Terrible title I think and there’s parts of the book that are little weird and some kind of weird framing devices throughout the book but the information is solid gold. It’s built on the idea that if you want to build a brand for yourself, for your business and – I’m not a branding expert by any means but I’m a positioning expert and what they say reinforces what I know which is that you have to pick one thing that you're going to build your brand around, one outstanding attribute. It’s hard for people to do.
What I like about this book is A, that it speaks the truth about how people relate to brands and then B, gives them very practical exercises that you can go through to boil down to that singular point. So it’s good stuff; it’s available on Kindle and that’s my recommendation for this week.
REUVEN:
Excellent. Jonathan, any picks?
JONATHAN:
I got a free batch of something called MOO Business Cards+. Probably everybody’s heard of MOO; they make business cards and other sorts of stationary stuff. I got this batch of Beta testers because I’m a mobile guy for these cards that have NFC chips in them. When you put them on the phone, it has NFC so if you touch the card to the phone, it will launch a URL on the browser. Like I had, it goes straight to my page. It has my Vcard downloads and all that stuff. So it’s kind of cool; I thought they were kind of snazzy and people always get a laugh out of it.
I went through the cards; I’ve been speaking in a fair number of conference in the fall and I went through all my cards and so it had this free batch [inaudible] and I’m like, “Oh, maybe I’ll order more of those. They were pretty good.” I was just so blown away by how smooth the reorder process was, how quickly they got there. I thought the quality was really high, the prices were – seemed reasonable to me for a card that did something like that. I was just really impressed with them all the way round, so if people are doing in real life things like conferences, meetups or what have you then I think it’s good to have business cards and it’s – definitely recommend people to try MOO – moo.com.
REUVEN:
I must say I think I laughed to the business cards I think a year or two ago, and I had a print up – I
think it was either 250 or 500 of them to have the printed batch and I still have three quarters of them.
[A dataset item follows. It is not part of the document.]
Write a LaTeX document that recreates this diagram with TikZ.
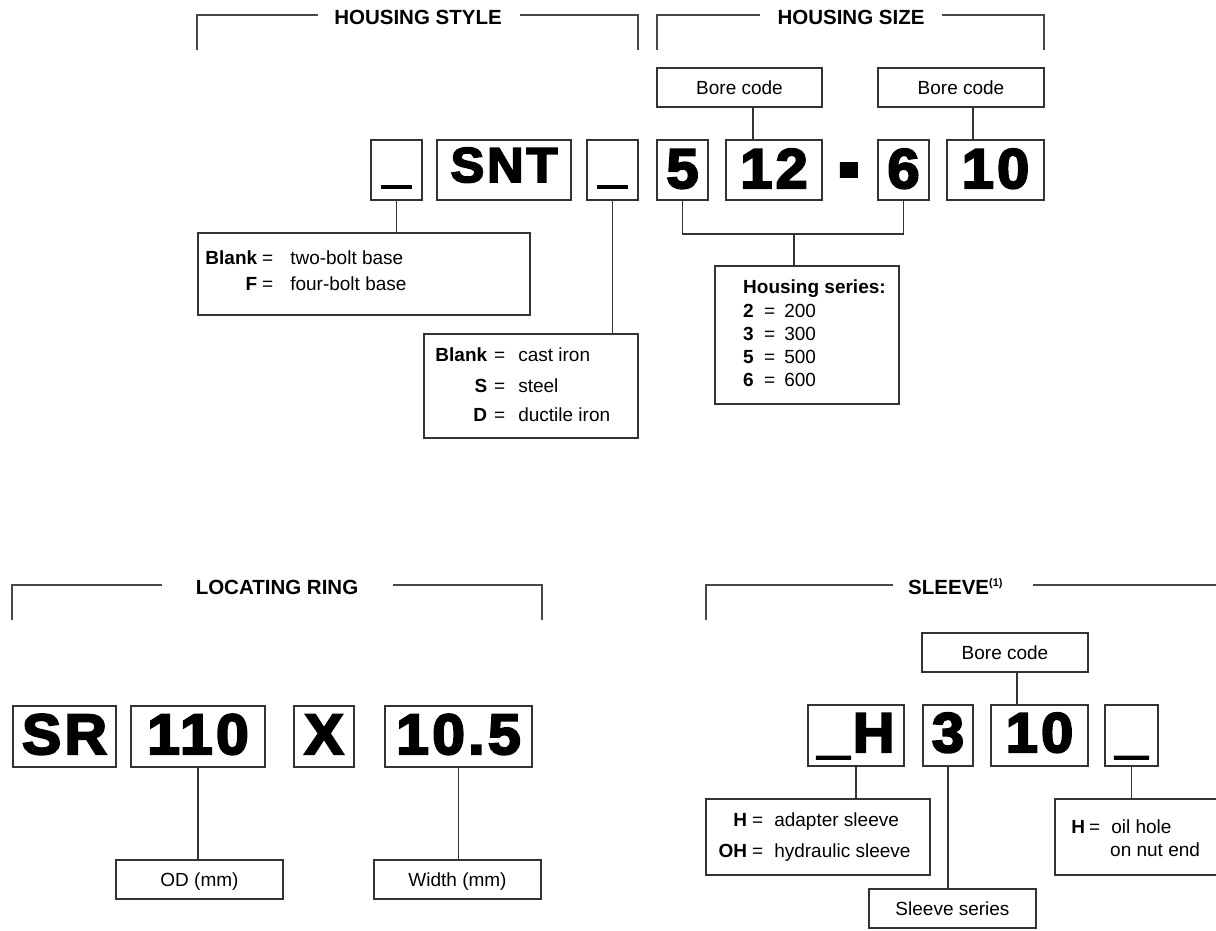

But if I had this sort of thing, boy I’d be pushing them on people as fast as possible because it just sounds super cool.
JONATHAN:
Yeah, you can get really small batches and it’s not ridiculously expensive. [Chuckles]
PHILIP:
It sounds awesome.
REUVEN:
On their site, they have the sample cards. It’s from a Martin McFly, Space-Time Continuum Researcher. Some of those have a good sense of humor.
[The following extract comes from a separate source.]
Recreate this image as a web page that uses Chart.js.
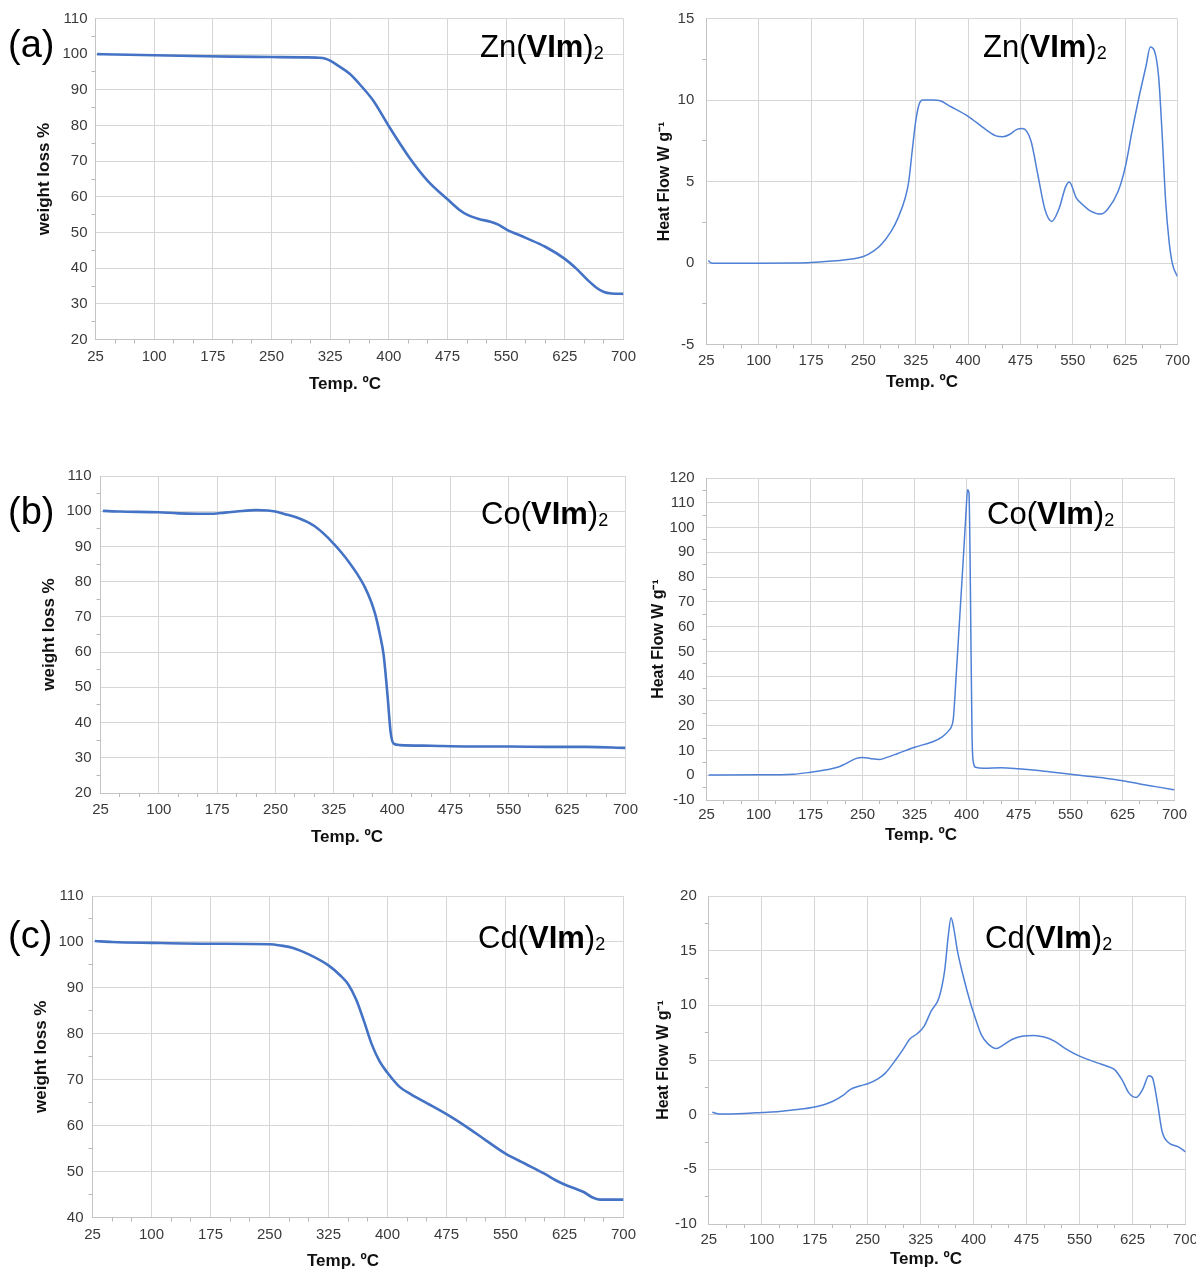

Steven, do you have any picks for us?
STEVEN:
Alright. So I’ve got four for you. The first is another app called tend.io which is written by a buddy of mine called Ryan Evans. He’s in Chicago.
What Tend does is it finally tells you whether your marketing campaigns have been cost effective or not, and so it’s really cool; you drop into your site, it tracks people. For example, Reuven, just before we started the podcast, I got an email from Tend saying that you would come to the lesschurn.io site.
REUVEN:
Maybe. [Laughter]
STEVEN:
Oh no, I know what happened because Tend knows who you are, and so I think everyone should check that out. It’s really, really cool.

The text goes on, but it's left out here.